Overcoming the Trade-off Between Accuracy and Compactness in Decision Diagrams for Quantum Computation

Philipp Niemann; Alwin Zulehner; Rolf Drechsler; Robert Wille
In: IEEE Transactions on Computer-Aided Design of Integrated Circuits and Systems (TCAD), IEEE, 2020.

Abstract

Quantum computation promises to solve many hard or infeasible problems substantially faster than classical solutions. The involvement of big players like Google, IBM, Intel, Rigetti, or Microsoft furthermore led to a momentum which increases the demand for automated design methods for quantum computations. In this context, decision diagrams for quantum computation provide a major pillar as they allow to efficiently represent quantum states and quantum operations which, otherwise, have to be described in terms of exponentially large state vectors and unitary matrices. However, current decision diagrams for the quantum domain suffer from a trade-off between accuracy and compactness, since (1) small errors that are inevitably introduced by the limited precision of floating-point arithmetic can harm the compactness (i.e., the size of the decision diagram) significantly and (2) overcompensating these errors (to increase compactness) may lead to an information loss and introduces numerical instabilities.

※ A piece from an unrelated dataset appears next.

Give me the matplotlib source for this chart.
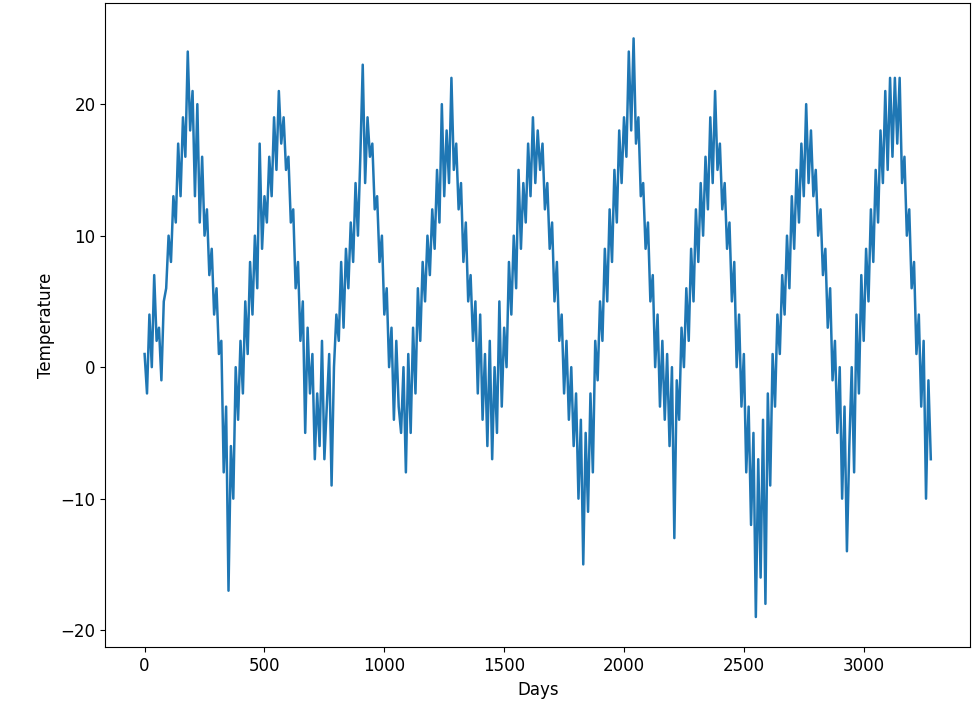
import numpy as np
import matplotlib
matplotlib.use("Agg")
import matplotlib.pyplot as plt

temps = [
 1,-2,4,0,7,2,3,-1,5,6,10,8,13,11,17,13,19,16,24,18,21,13,20,11,16,10,12,7,9,4,6,1,2,-8,-3,-17,-6,
 -10,0,-4,2,-2,5,1,8,4,10,6,17,9,13,11,16,13,19,15,21,17,19,15,16,11,12,6,8,2,5,-5,3,-2,1,-7,-2,-6,
 2,-7,-3,1,-9,0,4,2,8,3,9,6,11,8,14,10,16,23,14,19,16,17,12,13,8,10,4,6,0,3,-4,2,-3,-5,0,-8,
 1,-5,3,-2,6,2,8,5,10,7,12,9,15,11,20,13,18,14,22,15,17,12,14,8,11,5,7,2,5,-2,4,-4,1,-6,2,-7,0,
 -5,5,-3,3,0,8,4,10,6,15,9,14,11,17,13,19,14,18,15,17,12,14,9,11,5,8,2,4,-2,2,-4,0,-6,-2,-10,-4,-15,
 -5,-11,-2,-8,2,-1,5,2,9,5,12,8,15,11,18,14,19,16,24,18,25,17,19,13,14,9,11,5,7,0,4,-3,2,-4,1,-6,0,
 -13,-1,-4,3,0,6,2,9,5,12,8,14,10,16,12,19,14,21,15,17,12,14,9,11,5,8,0,4,-3,1,-8,-3,-12,-5,-19,-7,-16,
 -4,-18,-2,-9,1,-3,4,1,7,4,10,6,13,9,15,11,17,13,20,14,18,13,15,10,12,7,9,3,6,-1,2,-5,0,-10,-3,-14,-6,
 0,-8,4,-2,7,2,9,5,12,8,15,11,18,14,21,15,22,16,22,17,22,14,16,10,12,6,8,1,4,-3,2,-10,-1,-7,
]
days = np.arange(len(temps)) * 10

fig, ax = plt.subplots(figsize=(9.75, 7.24), dpi=100)
ax.plot(days, temps, color="#1f77b4", linewidth=1.8)
ax.set_xlabel("Days", fontsize=12)
ax.set_ylabel("Temperature", fontsize=12)
ax.tick_params(labelsize=12)
ax.set_xticks([0, 500, 1000, 1500, 2000, 2500, 3000])
ax.set_ylim(-21.3, 27.7)
plt.subplots_adjust(left=0.108, right=0.995, top=0.996, bottom=0.106)
fig.savefig("out.png")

In this work, we describe and evaluate the effects of this trade-off which clearly motivates the need for a solution that is perfectly accurate and compact at the same time. More precisely, we show that the trade-off indeed weakens current design automation approaches for quantum computation (possibly leading to corrupted results or infeasible run-times). To overcome this, we propose an alternative approach that utilizes an algebraic representation of the occurring complex and irrational numbers and outline how this can be incorporated in a decision diagram which is suited for quantum computation. Evaluations show that—at the cost of an overhead which is moderate in many cases—the proposed algebraic solution indeed overcomes the trade-off between accuracy and compactness that is present in current numerical solutions.